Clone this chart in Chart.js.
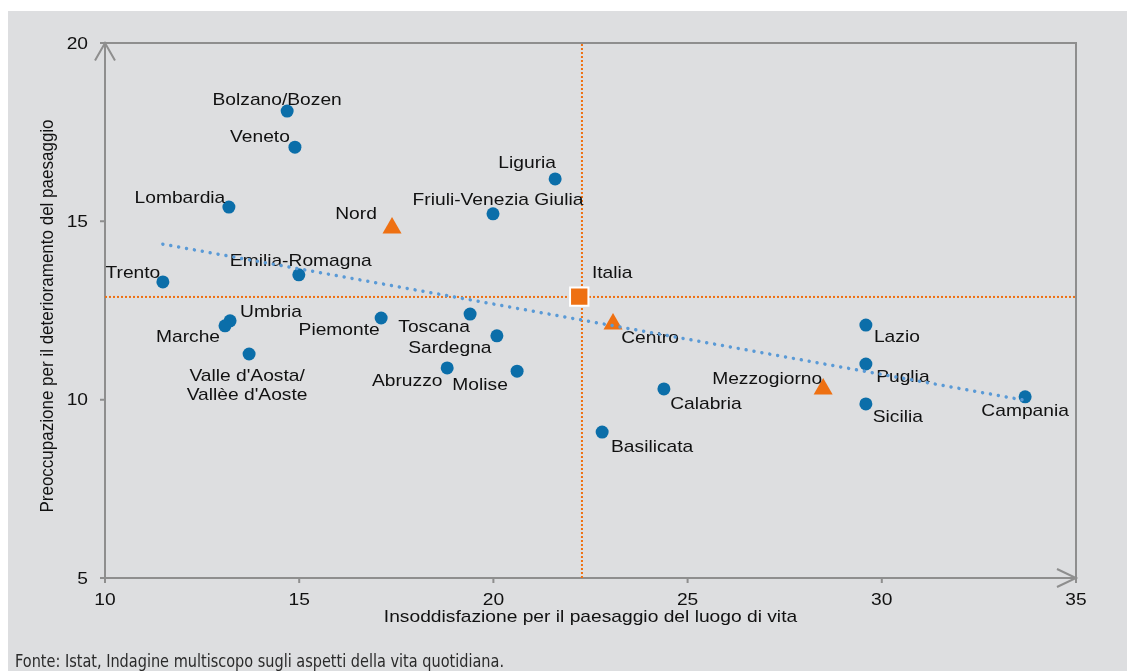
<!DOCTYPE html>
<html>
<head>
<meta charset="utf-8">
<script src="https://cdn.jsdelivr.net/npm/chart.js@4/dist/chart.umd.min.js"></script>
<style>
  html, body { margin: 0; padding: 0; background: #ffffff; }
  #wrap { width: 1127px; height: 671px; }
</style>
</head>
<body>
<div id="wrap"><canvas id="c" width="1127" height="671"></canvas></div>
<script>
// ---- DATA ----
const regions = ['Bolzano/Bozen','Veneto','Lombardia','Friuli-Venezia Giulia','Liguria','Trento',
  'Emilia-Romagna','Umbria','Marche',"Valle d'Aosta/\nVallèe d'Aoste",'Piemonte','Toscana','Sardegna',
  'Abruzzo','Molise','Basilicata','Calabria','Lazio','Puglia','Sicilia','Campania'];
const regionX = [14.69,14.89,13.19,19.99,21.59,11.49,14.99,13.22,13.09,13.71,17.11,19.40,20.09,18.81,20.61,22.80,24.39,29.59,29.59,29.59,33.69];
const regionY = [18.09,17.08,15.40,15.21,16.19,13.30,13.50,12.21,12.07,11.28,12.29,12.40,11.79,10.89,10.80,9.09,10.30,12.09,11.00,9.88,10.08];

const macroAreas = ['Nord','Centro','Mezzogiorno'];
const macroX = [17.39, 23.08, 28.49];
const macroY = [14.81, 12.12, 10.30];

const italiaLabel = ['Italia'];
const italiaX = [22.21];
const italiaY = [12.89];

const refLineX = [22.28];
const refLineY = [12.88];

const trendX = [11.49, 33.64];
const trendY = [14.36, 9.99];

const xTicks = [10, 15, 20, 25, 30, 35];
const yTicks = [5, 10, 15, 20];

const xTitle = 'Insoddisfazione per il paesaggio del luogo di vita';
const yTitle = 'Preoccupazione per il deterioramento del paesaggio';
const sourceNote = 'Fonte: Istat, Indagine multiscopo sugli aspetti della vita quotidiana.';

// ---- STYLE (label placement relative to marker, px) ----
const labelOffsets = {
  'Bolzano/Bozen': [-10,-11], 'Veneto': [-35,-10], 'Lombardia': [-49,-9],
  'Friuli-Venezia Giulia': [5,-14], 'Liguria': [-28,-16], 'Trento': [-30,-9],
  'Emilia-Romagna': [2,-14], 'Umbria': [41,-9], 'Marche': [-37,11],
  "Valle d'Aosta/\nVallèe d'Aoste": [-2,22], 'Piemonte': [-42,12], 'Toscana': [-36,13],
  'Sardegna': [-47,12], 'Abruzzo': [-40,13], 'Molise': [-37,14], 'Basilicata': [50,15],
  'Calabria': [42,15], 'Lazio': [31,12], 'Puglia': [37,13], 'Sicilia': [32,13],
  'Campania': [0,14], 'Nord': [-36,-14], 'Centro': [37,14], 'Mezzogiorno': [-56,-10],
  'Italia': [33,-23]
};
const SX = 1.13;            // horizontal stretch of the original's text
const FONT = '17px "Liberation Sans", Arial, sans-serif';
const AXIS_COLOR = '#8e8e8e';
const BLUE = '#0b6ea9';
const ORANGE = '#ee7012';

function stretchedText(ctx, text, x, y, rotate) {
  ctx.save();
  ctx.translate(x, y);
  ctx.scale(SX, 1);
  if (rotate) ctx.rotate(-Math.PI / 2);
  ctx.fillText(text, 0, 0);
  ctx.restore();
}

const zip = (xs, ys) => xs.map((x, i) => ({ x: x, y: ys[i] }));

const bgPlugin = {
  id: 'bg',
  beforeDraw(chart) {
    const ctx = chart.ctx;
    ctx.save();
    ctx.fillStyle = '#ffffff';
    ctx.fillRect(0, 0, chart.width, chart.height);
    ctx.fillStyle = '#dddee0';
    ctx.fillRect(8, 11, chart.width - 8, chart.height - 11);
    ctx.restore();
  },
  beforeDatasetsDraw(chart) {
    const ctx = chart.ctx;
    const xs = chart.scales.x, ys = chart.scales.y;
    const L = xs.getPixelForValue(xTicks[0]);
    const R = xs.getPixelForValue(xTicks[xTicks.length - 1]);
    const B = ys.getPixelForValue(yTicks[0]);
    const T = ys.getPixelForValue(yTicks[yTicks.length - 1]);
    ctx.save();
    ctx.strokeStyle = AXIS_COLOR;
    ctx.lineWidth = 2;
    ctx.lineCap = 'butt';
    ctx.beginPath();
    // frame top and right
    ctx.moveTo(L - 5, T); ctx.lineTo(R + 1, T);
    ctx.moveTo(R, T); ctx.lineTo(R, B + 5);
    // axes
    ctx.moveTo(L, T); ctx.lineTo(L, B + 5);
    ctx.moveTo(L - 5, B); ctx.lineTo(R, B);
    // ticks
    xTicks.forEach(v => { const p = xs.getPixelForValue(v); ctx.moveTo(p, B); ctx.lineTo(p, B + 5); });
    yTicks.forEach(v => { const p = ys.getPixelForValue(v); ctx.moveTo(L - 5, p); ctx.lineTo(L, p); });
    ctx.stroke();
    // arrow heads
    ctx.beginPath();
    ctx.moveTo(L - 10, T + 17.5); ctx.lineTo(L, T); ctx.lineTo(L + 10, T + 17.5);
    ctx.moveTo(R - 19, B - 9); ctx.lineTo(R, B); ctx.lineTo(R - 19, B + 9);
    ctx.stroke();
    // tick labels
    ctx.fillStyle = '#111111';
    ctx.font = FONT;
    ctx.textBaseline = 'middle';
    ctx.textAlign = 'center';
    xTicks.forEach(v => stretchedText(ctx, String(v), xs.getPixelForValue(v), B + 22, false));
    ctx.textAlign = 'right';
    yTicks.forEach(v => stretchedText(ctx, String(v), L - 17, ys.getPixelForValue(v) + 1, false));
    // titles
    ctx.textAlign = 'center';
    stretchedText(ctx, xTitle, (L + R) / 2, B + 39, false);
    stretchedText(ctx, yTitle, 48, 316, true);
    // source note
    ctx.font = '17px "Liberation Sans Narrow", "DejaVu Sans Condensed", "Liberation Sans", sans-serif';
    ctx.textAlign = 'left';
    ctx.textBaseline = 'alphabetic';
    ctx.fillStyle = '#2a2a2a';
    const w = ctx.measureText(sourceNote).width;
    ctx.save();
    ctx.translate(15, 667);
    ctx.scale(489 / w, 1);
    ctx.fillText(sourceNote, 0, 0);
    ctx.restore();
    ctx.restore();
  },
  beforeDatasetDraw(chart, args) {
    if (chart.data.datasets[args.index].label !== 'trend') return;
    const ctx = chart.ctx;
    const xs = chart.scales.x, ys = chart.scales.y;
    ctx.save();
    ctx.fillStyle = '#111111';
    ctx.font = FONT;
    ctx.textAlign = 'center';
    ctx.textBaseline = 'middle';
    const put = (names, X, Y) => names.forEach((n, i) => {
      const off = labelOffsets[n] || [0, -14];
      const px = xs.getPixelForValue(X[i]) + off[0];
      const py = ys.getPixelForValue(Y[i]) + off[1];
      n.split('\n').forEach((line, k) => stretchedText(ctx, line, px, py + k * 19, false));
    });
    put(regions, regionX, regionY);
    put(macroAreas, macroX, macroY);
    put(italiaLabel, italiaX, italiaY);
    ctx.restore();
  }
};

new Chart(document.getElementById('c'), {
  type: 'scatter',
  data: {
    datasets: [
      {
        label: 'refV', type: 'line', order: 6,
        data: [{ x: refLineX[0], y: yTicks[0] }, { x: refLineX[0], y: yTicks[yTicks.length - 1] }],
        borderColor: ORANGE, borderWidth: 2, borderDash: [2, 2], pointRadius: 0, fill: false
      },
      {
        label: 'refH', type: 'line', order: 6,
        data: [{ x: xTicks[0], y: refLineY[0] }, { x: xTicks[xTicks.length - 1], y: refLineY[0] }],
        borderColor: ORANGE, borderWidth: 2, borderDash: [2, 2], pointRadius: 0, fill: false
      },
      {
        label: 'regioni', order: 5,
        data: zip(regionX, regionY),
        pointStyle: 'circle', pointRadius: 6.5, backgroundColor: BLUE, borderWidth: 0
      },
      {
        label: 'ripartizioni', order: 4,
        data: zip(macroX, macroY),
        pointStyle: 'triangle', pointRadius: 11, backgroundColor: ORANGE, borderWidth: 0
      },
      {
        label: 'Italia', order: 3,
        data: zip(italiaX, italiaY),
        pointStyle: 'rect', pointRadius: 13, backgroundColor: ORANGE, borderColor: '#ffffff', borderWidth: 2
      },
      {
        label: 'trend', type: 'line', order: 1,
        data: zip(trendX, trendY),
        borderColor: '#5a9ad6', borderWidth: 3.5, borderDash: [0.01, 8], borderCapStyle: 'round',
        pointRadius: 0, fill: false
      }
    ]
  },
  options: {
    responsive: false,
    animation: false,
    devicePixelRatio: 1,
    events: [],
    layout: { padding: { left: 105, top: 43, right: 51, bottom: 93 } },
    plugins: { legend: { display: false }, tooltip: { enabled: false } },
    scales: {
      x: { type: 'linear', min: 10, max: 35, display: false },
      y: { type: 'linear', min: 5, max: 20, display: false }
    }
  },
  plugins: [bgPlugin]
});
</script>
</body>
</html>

######

* **YOUR INSTRUCTIONS**: Quote, exactly and only, the lines from the first line of the data above through the line containing "const refLineY = [12.88];". The pictures do not belong in it.

* **THE SOLUTION**:
Clone this chart in Chart.js.
<!DOCTYPE html>
<html>
<head>
<meta charset="utf-8">
<script src="https://cdn.jsdelivr.net/npm/chart.js@4/dist/chart.umd.min.js"></script>
<style>
  html, body { margin: 0; padding: 0; background: #ffffff; }
  #wrap { width: 1127px; height: 671px; }
</style>
</head>
<body>
<div id="wrap"><canvas id="c" width="1127" height="671"></canvas></div>
<script>
// ---- DATA ----
const regions = ['Bolzano/Bozen','Veneto','Lombardia','Friuli-Venezia Giulia','Liguria','Trento',
  'Emilia-Romagna','Umbria','Marche',"Valle d'Aosta/\nVallèe d'Aoste",'Piemonte','Toscana','Sardegna',
  'Abruzzo','Molise','Basilicata','Calabria','Lazio','Puglia','Sicilia','Campania'];
const regionX = [14.69,14.89,13.19,19.99,21.59,11.49,14.99,13.22,13.09,13.71,17.11,19.40,20.09,18.81,20.61,22.80,24.39,29.59,29.59,29.59,33.69];
const regionY = [18.09,17.08,15.40,15.21,16.19,13.30,13.50,12.21,12.07,11.28,12.29,12.40,11.79,10.89,10.80,9.09,10.30,12.09,11.00,9.88,10.08];

const macroAreas = ['Nord','Centro','Mezzogiorno'];
const macroX = [17.39, 23.08, 28.49];
const macroY = [14.81, 12.12, 10.30];

const italiaLabel = ['Italia'];
const italiaX = [22.21];
const italiaY = [12.89];

const refLineX = [22.28];
const refLineY = [12.88];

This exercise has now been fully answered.